OK, I was having a think yesterday. We all know that Bulldozer is dissappointing in lightly threaded tasks, and a monster in the right kind of parallel workloads.
I'm pretty sure there's more than one reason for this, so here's a couple of ideas that I'd like to throw open for debate. Feel free to tear me down
1) FPU Mis-scheduling.
Reading around it looks like the intended FPU operation is that when the FPU isn't processing 256bit AVX instructions, it's mean to be able to handle 2x 128bit FP instructions simultaneously. The benchmarks show pretty clearly that this isn't happening. So is this just a problem that the FPU scheduler isn't dispatching the second instruction when it's able to? If so, could that be fixed in a stepping (B3?!) and miraculously boost the FPU throughput by up to 100%?
2) Branch Misprediction
AMD's redone branch prediciton with bulldozer to have a "quick" and a "slow" predictor.

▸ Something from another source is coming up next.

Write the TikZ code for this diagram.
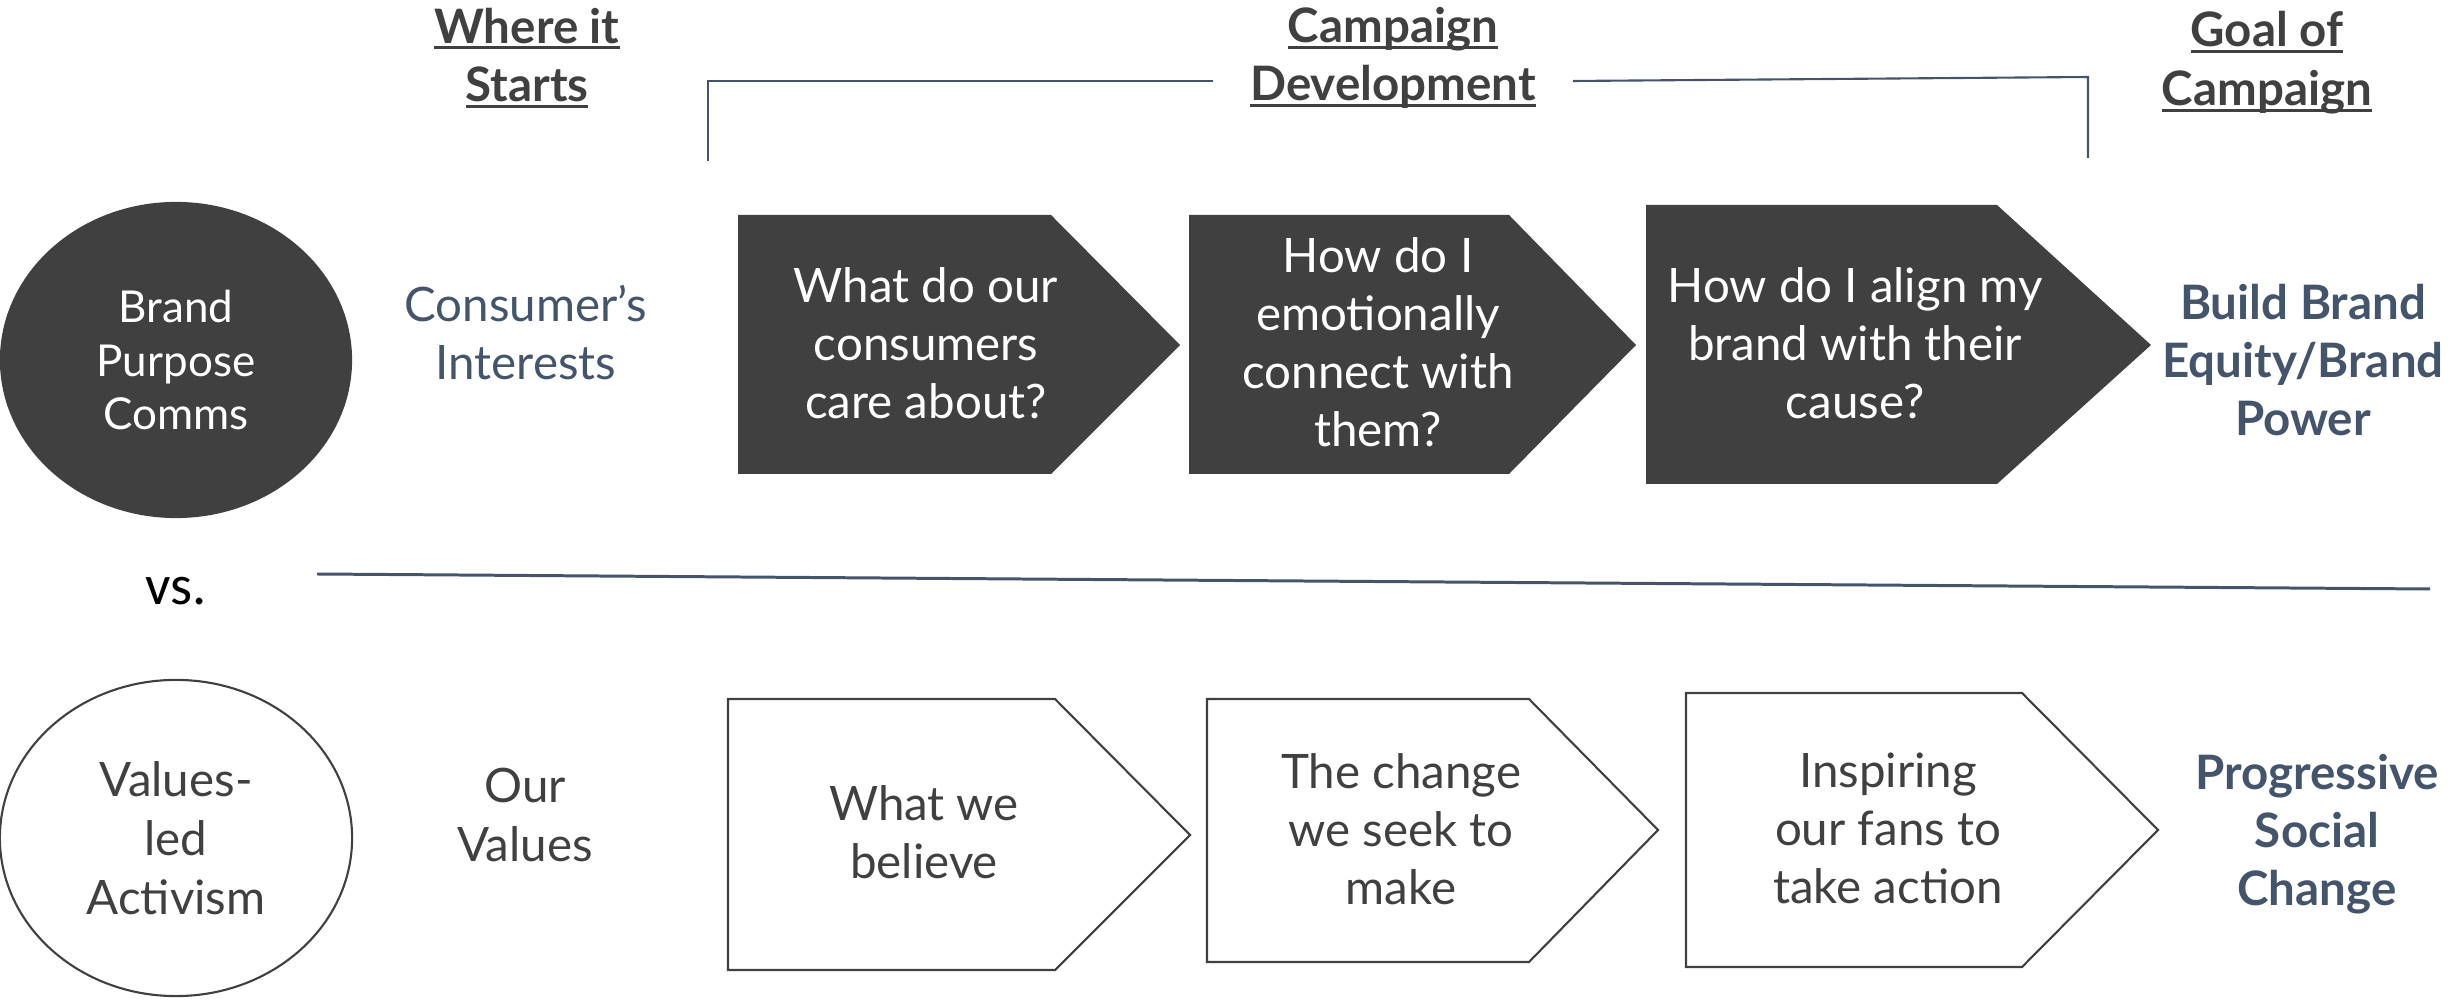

The idea is that when the cores are lightly loaded the quick predictor will make sure there's something to work on so the core isn't sitting idle, but it's not as accurate: when the cores are heavily loaded the slow predictor will have time to put a much more accurate prediction into the queue. So what if the quick predictor is just
really bad? Could the poor performance in lightly threaded loads be a case of the quick predictor pushing lots of bad predicitons into the queue so it keeps having to flush and restart? If the pipeline is particularly long (as rumoured) then (
iirc from the p4 days) incorrect prediciton can have a hugely detrimental effect on performance...